Material to process >>
• • • • • • •

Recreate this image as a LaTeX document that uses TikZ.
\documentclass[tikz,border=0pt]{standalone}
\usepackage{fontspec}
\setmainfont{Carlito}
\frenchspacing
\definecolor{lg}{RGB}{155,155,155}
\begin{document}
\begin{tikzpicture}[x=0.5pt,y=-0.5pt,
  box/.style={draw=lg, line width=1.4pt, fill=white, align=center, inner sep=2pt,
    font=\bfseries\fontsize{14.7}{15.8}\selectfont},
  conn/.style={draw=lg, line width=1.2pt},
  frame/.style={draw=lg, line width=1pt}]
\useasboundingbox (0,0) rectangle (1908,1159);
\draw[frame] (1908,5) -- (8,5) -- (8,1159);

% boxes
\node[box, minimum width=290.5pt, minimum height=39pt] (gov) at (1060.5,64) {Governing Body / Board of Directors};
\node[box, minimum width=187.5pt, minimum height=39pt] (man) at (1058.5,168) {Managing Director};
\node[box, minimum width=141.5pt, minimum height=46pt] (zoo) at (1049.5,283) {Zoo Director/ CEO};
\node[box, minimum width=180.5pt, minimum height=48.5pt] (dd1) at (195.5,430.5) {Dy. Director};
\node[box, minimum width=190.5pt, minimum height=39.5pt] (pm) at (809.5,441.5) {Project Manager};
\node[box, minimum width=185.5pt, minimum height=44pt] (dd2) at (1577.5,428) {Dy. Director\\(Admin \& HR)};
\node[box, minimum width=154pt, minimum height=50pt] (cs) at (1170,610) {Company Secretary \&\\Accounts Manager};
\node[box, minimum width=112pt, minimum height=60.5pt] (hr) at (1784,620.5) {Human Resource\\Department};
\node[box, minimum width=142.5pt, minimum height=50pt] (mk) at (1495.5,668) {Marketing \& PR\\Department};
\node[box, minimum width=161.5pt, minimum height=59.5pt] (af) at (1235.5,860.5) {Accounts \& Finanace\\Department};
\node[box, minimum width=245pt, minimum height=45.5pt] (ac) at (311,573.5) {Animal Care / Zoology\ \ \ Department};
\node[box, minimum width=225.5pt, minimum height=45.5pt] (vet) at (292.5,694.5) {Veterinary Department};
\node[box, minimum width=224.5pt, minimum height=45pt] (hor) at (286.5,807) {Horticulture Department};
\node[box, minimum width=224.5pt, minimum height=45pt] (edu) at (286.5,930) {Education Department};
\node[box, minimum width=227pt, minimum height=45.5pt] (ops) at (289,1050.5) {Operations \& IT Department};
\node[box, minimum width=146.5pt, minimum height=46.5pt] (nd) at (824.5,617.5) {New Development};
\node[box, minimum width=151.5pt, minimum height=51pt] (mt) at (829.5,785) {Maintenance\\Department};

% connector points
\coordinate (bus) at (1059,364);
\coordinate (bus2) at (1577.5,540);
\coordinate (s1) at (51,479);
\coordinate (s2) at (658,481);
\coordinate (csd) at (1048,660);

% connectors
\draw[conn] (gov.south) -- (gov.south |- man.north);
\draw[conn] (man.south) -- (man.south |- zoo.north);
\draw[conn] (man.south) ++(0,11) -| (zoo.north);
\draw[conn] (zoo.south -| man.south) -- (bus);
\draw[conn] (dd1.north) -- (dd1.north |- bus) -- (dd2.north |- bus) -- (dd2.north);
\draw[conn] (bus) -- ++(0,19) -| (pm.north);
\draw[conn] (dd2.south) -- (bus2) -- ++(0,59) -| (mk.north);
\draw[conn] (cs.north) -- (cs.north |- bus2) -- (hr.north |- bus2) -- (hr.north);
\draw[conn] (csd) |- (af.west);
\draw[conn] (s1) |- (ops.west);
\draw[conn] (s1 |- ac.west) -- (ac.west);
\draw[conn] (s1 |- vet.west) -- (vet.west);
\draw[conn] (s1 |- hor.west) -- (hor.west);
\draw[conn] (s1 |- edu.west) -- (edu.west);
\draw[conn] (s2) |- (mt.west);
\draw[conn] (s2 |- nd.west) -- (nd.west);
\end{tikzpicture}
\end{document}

• • • • • • •

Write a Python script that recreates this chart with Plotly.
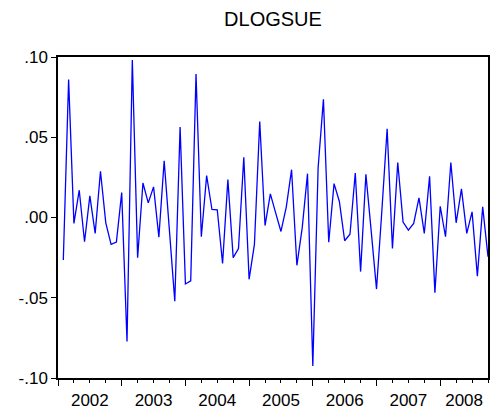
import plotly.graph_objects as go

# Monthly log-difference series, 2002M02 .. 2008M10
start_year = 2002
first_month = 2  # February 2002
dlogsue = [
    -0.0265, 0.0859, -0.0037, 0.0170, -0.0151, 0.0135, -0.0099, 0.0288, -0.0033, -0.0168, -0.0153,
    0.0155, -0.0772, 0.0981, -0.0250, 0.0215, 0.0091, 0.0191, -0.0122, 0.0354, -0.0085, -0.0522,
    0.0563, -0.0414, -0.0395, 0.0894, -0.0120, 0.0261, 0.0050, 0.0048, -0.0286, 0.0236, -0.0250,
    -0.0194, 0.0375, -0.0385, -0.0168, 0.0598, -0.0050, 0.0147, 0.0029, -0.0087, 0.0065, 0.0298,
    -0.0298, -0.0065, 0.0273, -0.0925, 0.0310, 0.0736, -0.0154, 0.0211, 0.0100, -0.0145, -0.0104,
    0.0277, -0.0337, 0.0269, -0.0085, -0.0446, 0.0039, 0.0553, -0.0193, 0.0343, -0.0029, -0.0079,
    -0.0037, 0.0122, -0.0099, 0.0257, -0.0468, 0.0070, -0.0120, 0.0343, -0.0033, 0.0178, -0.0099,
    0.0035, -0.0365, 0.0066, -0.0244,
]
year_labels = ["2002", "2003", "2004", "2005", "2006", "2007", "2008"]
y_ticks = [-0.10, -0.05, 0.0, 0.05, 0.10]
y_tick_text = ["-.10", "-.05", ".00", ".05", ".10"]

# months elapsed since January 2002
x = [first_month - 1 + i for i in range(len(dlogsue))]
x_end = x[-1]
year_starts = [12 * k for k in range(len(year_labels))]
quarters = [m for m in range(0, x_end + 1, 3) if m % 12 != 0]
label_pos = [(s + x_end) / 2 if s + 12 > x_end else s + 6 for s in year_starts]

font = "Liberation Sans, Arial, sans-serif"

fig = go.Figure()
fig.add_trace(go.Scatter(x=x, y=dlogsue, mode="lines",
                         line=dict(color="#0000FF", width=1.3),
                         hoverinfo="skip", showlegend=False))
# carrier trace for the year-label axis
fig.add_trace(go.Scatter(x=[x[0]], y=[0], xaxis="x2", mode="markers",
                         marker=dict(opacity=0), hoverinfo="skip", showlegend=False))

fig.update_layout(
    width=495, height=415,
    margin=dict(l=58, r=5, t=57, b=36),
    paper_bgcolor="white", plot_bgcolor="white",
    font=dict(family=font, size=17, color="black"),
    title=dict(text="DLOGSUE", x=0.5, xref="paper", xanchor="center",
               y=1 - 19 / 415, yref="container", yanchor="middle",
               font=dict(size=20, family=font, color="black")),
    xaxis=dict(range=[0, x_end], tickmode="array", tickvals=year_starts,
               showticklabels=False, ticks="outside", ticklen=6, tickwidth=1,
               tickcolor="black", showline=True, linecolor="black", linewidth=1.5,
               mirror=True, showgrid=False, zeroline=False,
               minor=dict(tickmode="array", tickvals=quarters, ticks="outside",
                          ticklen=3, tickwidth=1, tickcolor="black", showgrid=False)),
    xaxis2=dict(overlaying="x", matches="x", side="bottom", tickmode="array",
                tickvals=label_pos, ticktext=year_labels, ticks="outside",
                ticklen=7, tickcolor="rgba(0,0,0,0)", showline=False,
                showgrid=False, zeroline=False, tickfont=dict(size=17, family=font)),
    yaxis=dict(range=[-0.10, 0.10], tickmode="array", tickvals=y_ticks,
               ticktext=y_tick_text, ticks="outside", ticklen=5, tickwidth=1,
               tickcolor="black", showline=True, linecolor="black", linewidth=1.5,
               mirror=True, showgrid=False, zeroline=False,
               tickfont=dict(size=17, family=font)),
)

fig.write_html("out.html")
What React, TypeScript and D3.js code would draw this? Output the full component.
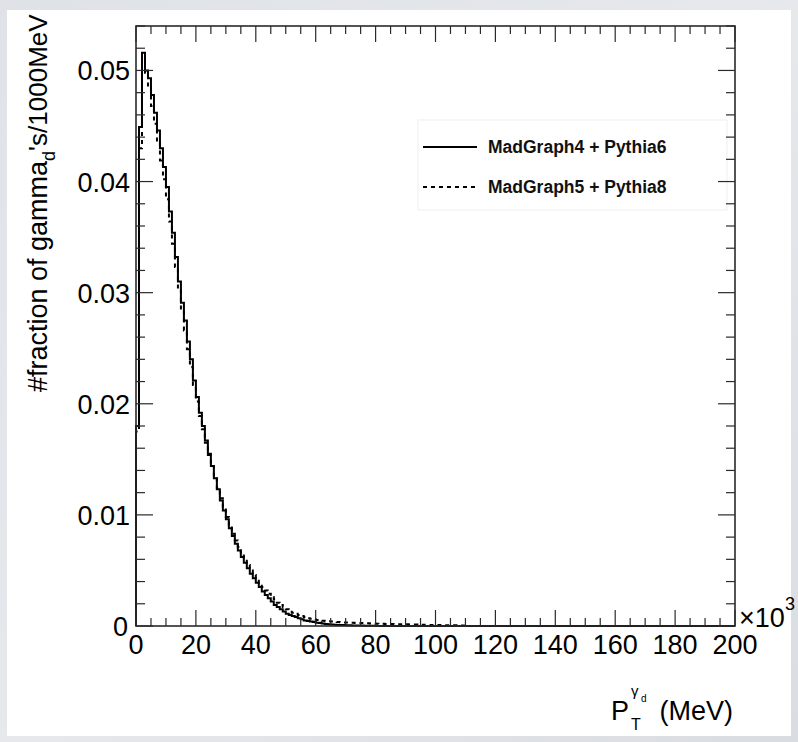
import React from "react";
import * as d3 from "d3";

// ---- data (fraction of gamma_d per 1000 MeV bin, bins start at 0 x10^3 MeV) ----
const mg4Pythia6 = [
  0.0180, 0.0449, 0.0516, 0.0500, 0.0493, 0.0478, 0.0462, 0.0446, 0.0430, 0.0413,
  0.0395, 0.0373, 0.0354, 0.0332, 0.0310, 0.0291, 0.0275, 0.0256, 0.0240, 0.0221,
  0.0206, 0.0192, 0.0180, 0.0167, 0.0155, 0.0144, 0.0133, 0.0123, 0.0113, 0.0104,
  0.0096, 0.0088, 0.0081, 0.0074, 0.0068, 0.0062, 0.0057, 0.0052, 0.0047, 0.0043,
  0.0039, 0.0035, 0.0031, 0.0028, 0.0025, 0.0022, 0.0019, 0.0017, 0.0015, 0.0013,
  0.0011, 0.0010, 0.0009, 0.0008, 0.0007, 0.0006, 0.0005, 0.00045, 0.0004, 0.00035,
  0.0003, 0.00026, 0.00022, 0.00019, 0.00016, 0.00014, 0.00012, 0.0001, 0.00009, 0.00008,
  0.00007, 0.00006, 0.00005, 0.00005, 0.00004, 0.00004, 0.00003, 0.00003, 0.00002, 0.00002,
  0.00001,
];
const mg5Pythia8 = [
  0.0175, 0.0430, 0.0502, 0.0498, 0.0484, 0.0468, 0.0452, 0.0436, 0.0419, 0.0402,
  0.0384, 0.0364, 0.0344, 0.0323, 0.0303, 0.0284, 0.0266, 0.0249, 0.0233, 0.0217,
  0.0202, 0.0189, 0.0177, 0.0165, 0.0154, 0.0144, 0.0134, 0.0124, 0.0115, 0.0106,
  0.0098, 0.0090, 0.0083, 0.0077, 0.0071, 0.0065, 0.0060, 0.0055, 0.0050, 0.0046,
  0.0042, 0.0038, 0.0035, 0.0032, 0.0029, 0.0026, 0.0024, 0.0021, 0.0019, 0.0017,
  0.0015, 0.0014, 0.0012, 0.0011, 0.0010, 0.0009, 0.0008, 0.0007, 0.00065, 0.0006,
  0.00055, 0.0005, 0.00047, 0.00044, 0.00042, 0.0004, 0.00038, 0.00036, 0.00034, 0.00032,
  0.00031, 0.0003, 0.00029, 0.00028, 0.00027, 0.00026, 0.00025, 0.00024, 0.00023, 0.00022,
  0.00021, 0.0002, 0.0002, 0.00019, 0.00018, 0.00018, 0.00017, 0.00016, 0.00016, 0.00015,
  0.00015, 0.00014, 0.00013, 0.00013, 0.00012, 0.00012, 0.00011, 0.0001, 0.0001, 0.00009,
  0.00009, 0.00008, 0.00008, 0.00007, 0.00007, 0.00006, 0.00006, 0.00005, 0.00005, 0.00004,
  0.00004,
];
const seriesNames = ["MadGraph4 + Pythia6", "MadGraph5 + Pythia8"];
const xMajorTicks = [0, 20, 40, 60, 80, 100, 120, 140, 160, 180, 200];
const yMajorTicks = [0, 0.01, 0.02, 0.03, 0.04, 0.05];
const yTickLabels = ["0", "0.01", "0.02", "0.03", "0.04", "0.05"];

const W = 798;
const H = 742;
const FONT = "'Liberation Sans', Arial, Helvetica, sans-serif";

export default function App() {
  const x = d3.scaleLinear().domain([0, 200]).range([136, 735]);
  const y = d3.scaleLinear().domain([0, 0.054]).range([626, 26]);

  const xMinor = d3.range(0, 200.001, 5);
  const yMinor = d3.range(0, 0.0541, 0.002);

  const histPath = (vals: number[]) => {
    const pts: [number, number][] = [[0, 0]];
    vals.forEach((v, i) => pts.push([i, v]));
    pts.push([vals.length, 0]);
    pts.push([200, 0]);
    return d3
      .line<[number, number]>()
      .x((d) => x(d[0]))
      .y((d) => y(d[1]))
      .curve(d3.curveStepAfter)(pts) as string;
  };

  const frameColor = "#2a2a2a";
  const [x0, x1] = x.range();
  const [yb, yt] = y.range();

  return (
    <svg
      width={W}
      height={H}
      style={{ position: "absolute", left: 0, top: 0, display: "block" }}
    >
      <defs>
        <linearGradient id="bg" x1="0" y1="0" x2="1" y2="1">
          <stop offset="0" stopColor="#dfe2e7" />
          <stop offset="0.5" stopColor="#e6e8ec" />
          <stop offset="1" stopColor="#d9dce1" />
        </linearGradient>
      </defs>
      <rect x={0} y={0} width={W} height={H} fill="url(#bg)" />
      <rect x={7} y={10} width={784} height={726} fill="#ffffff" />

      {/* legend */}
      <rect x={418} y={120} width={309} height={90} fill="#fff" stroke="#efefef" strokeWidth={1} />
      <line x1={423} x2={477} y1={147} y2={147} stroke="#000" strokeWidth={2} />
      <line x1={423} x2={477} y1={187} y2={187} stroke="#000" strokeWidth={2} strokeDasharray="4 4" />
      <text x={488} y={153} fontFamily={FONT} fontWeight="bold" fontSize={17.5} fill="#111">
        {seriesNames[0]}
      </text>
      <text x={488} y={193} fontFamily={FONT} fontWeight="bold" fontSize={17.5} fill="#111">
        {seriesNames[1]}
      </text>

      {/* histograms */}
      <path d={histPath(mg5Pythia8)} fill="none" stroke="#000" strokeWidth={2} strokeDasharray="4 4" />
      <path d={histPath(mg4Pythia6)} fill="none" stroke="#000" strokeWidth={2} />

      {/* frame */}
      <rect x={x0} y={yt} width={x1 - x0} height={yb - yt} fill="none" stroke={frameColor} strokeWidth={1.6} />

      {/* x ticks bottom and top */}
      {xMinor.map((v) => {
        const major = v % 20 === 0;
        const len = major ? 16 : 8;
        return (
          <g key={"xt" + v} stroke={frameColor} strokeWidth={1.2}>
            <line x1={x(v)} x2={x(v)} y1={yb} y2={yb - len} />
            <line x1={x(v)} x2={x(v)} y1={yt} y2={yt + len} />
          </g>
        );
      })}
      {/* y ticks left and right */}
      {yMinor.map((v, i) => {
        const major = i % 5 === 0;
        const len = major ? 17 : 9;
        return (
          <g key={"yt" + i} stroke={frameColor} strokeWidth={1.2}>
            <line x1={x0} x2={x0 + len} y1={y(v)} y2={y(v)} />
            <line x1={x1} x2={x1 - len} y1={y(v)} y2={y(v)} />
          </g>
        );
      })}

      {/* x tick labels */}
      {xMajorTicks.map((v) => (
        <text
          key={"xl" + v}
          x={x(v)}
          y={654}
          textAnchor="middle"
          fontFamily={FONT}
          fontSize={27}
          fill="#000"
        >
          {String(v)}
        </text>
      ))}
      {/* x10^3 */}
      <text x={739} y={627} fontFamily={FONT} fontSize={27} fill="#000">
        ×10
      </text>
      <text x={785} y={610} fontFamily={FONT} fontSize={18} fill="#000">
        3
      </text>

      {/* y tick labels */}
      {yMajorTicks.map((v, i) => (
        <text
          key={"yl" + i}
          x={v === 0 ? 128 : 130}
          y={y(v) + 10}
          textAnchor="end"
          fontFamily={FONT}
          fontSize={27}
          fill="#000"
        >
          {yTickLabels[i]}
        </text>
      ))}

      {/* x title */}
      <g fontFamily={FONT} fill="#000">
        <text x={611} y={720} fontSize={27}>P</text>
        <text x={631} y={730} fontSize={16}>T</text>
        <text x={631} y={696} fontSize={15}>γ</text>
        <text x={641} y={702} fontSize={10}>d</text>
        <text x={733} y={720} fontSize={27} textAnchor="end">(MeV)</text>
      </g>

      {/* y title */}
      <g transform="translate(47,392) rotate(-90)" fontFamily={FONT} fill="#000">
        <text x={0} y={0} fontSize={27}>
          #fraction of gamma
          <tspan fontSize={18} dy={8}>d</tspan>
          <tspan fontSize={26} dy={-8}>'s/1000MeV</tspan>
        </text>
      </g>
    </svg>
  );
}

• • • • • • •

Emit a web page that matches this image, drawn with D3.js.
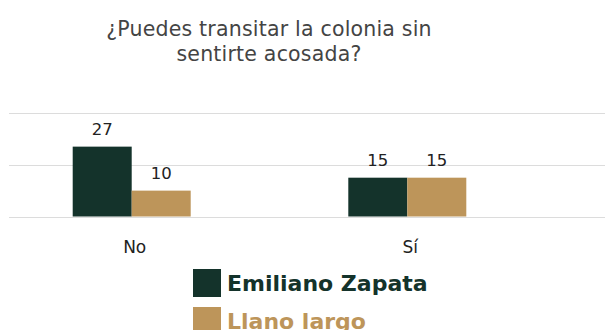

• • • • • • •

Your goal >>
Nothing but the lines from the one with "Recreate this image" to the one with "(8,5) -- (8,1159);" should be echoed, both of them included, exactly as written.

Solution to the exercise >>
Recreate this image as a LaTeX document that uses TikZ.
\documentclass[tikz,border=0pt]{standalone}
\usepackage{fontspec}
\setmainfont{Carlito}
\frenchspacing
\definecolor{lg}{RGB}{155,155,155}
\begin{document}
\begin{tikzpicture}[x=0.5pt,y=-0.5pt,
  box/.style={draw=lg, line width=1.4pt, fill=white, align=center, inner sep=2pt,
    font=\bfseries\fontsize{14.7}{15.8}\selectfont},
  conn/.style={draw=lg, line width=1.2pt},
  frame/.style={draw=lg, line width=1pt}]
\useasboundingbox (0,0) rectangle (1908,1159);
\draw[frame] (1908,5) -- (8,5) -- (8,1159);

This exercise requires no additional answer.